SUPPLIED RECORDS =>
* BEGIN *

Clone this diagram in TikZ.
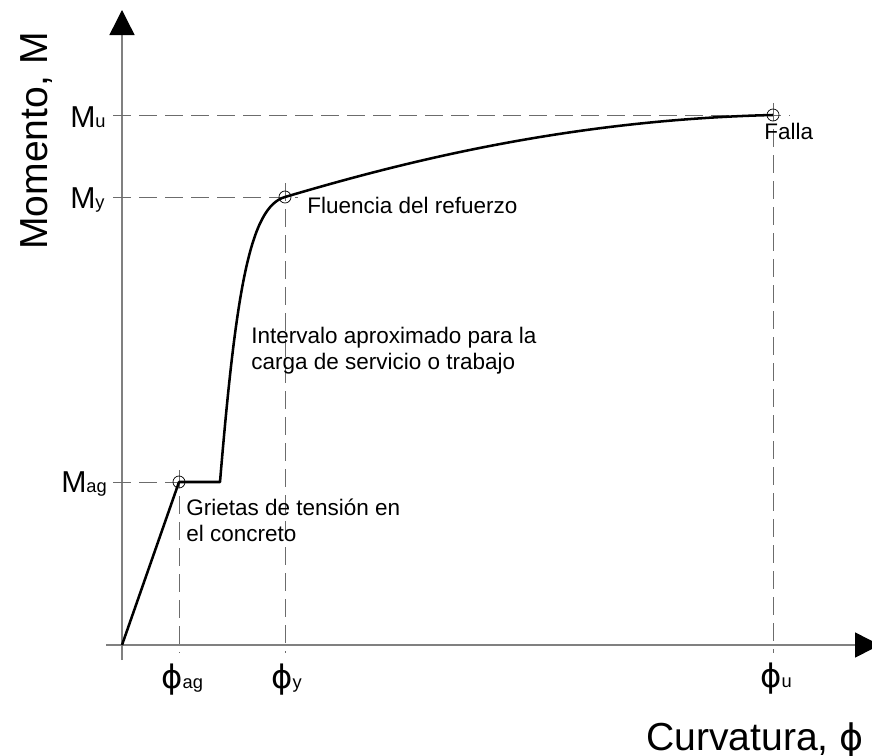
\documentclass[tikz,border=0pt]{standalone}
\usepackage{fontspec}
\setmainfont{Liberation Sans}
\newfontfamily\phifont{DejaVu Sans}
\usetikzlibrary{arrows.meta,positioning,calc}

\newcommand{\fisym}{{\phifont\fontsize{23}{23}\selectfont ϕ}}
\newcommand{\subtxt}[1]{{\fontsize{13}{13}\selectfont #1}}

\tikzset{
  axisline/.style={draw=gray, line width=1pt, -{Triangle[length=0.625cm,width=0.625cm,color=black]}},
  guide/.style={draw=gray!85!black, line width=0.7pt, dash pattern=on 12.8pt off 5.7pt},
  curveline/.style={line width=1.8pt, line join=round},
  ptcircle/.style={circle, draw, line width=0.5pt, minimum size=0.3cm, inner sep=0pt},
  biglabel/.style={inner sep=0pt, font=\fontsize{27.8}{30}\selectfont},
  mlabel/.style={inner sep=0pt, anchor=base west, font=\fontsize{21.5}{22}\selectfont},
  note/.style={inner sep=0pt, align=left, font=\fontsize{16}{18.5}\selectfont}
}

\begin{document}
\begin{tikzpicture}[x=0.025cm, y=-0.025cm]
  \useasboundingbox (0,0) rectangle (872,755);

  % Points of the curve
  \coordinate (O) at (122,645);
  \coordinate (ag) at (179,482);
  \coordinate (k) at (220,482);
  \coordinate (y) at (285,197);
  \coordinate (u) at (773,115);

  % Axes
  \coordinate (ybot) at (122,660);
  \coordinate (ytop) at (122,10);
  \coordinate (xleft) at (106,645);
  \coordinate (xright) at (880,645);
  \draw[axisline] (ybot) -- (ytop);
  \draw[axisline] (xleft) -- (xright);

  % Guide lines
  \draw[guide] ($(ag -| O)+(-9,0)$) -- (ag);
  \draw[guide] ($(ag)+(0,-12)$) -- ($(ag |- O)+(0,8)$);
  \draw[guide] ($(y -| O)+(-9,0)$) -- ($(y)+(13,0)$);
  \draw[guide] ($(y)+(0,-14)$) -- ($(y |- O)+(0,8)$);
  \draw[guide] ($(u -| O)+(-9,0)$) -- ($(u)+(17,0)$);
  \draw[guide] ($(u)+(0,-12)$) -- ($(u |- O)+(0,8)$);

  % Moment-curvature curve
  \draw[curveline] (O) -- (ag) -- (k) .. controls (236,290) and (250,207) .. (y)
    .. controls (390,166) and (560,120) .. (u);
  \node[ptcircle] (cag) at (ag) {};
  \node[ptcircle] (cy) at (y) {};
  \node[ptcircle] (cu) at (u) {};

  % Axis titles
  \node[biglabel, rotate=90, anchor=base] (ytitle) at (47,141) {Momento, M};
  \node[biglabel, anchor=base west] (xtitle) at (646,750) {Curvatura, {\phifont\fontsize{26}{26}\selectfont ϕ}};

  % Moment values
  \node[mlabel] (mu) at (70,128) {M\subtxt{u}};
  \node[mlabel] (my) at (70,208) {M\subtxt{y}};
  \node[mlabel] (mag) at (61,492) {M\subtxt{ag}};

  % Curvature values
  \node[inner sep=0pt, anchor=base west] (fag) at (161,688) {\fisym\subtxt{ag}};
  \node[inner sep=0pt, anchor=base west] (fy) at (271,688) {\fisym\subtxt{y}};
  \node[inner sep=0pt, anchor=base west] (fu) at (760,687) {\fisym\subtxt{u}};

  % Notes
  \node[note, anchor=base west] (falla) at (764,140) {Falla};
  \node[note, anchor=base west] (fluencia) at (307,213) {Fluencia del refuerzo};
  \node[note, anchor=north west] (intervalo) at (251,327) {Intervalo aproximado para la\\carga de servicio o trabajo};
  \node[note, anchor=north west] (grietas) at (186,499) {Grietas de tensión en\\el concreto};
\end{tikzpicture}
\end{document}
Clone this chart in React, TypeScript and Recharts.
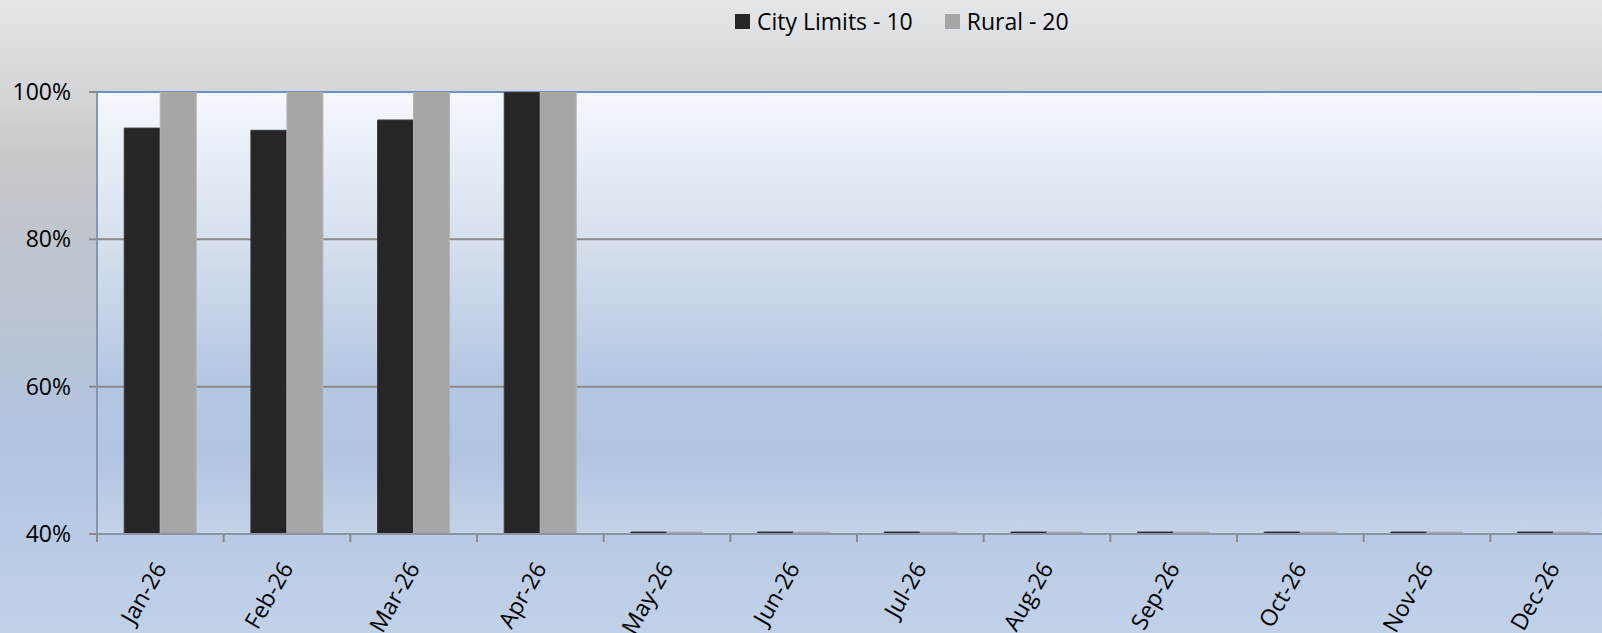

* END *

WRITTEN PROBLEM =>
Without the pictures, repeat all the records word for word.

RESULT OF THIS TASK =>
Clone this diagram in TikZ.
\documentclass[tikz,border=0pt]{standalone}
\usepackage{fontspec}
\setmainfont{Liberation Sans}
\newfontfamily\phifont{DejaVu Sans}
\usetikzlibrary{arrows.meta,positioning,calc}

\newcommand{\fisym}{{\phifont\fontsize{23}{23}\selectfont ϕ}}
\newcommand{\subtxt}[1]{{\fontsize{13}{13}\selectfont #1}}

\tikzset{
  axisline/.style={draw=gray, line width=1pt, -{Triangle[length=0.625cm,width=0.625cm,color=black]}},
  guide/.style={draw=gray!85!black, line width=0.7pt, dash pattern=on 12.8pt off 5.7pt},
  curveline/.style={line width=1.8pt, line join=round},
  ptcircle/.style={circle, draw, line width=0.5pt, minimum size=0.3cm, inner sep=0pt},
  biglabel/.style={inner sep=0pt, font=\fontsize{27.8}{30}\selectfont},
  mlabel/.style={inner sep=0pt, anchor=base west, font=\fontsize{21.5}{22}\selectfont},
  note/.style={inner sep=0pt, align=left, font=\fontsize{16}{18.5}\selectfont}
}

\begin{document}
\begin{tikzpicture}[x=0.025cm, y=-0.025cm]
  \useasboundingbox (0,0) rectangle (872,755);

  % Points of the curve
  \coordinate (O) at (122,645);
  \coordinate (ag) at (179,482);
  \coordinate (k) at (220,482);
  \coordinate (y) at (285,197);
  \coordinate (u) at (773,115);

  % Axes
  \coordinate (ybot) at (122,660);
  \coordinate (ytop) at (122,10);
  \coordinate (xleft) at (106,645);
  \coordinate (xright) at (880,645);
  \draw[axisline] (ybot) -- (ytop);
  \draw[axisline] (xleft) -- (xright);

  % Guide lines
  \draw[guide] ($(ag -| O)+(-9,0)$) -- (ag);
  \draw[guide] ($(ag)+(0,-12)$) -- ($(ag |- O)+(0,8)$);
  \draw[guide] ($(y -| O)+(-9,0)$) -- ($(y)+(13,0)$);
  \draw[guide] ($(y)+(0,-14)$) -- ($(y |- O)+(0,8)$);
  \draw[guide] ($(u -| O)+(-9,0)$) -- ($(u)+(17,0)$);
  \draw[guide] ($(u)+(0,-12)$) -- ($(u |- O)+(0,8)$);

  % Moment-curvature curve
  \draw[curveline] (O) -- (ag) -- (k) .. controls (236,290) and (250,207) .. (y)
    .. controls (390,166) and (560,120) .. (u);
  \node[ptcircle] (cag) at (ag) {};
  \node[ptcircle] (cy) at (y) {};
  \node[ptcircle] (cu) at (u) {};

  % Axis titles
  \node[biglabel, rotate=90, anchor=base] (ytitle) at (47,141) {Momento, M};
  \node[biglabel, anchor=base west] (xtitle) at (646,750) {Curvatura, {\phifont\fontsize{26}{26}\selectfont ϕ}};

  % Moment values
  \node[mlabel] (mu) at (70,128) {M\subtxt{u}};
  \node[mlabel] (my) at (70,208) {M\subtxt{y}};
  \node[mlabel] (mag) at (61,492) {M\subtxt{ag}};

  % Curvature values
  \node[inner sep=0pt, anchor=base west] (fag) at (161,688) {\fisym\subtxt{ag}};
  \node[inner sep=0pt, anchor=base west] (fy) at (271,688) {\fisym\subtxt{y}};
  \node[inner sep=0pt, anchor=base west] (fu) at (760,687) {\fisym\subtxt{u}};

  % Notes
  \node[note, anchor=base west] (falla) at (764,140) {Falla};
  \node[note, anchor=base west] (fluencia) at (307,213) {Fluencia del refuerzo};
  \node[note, anchor=north west] (intervalo) at (251,327) {Intervalo aproximado para la\\carga de servicio o trabajo};
  \node[note, anchor=north west] (grietas) at (186,499) {Grietas de tensión en\\el concreto};
\end{tikzpicture}
\end{document}
Clone this chart in React, TypeScript and Recharts.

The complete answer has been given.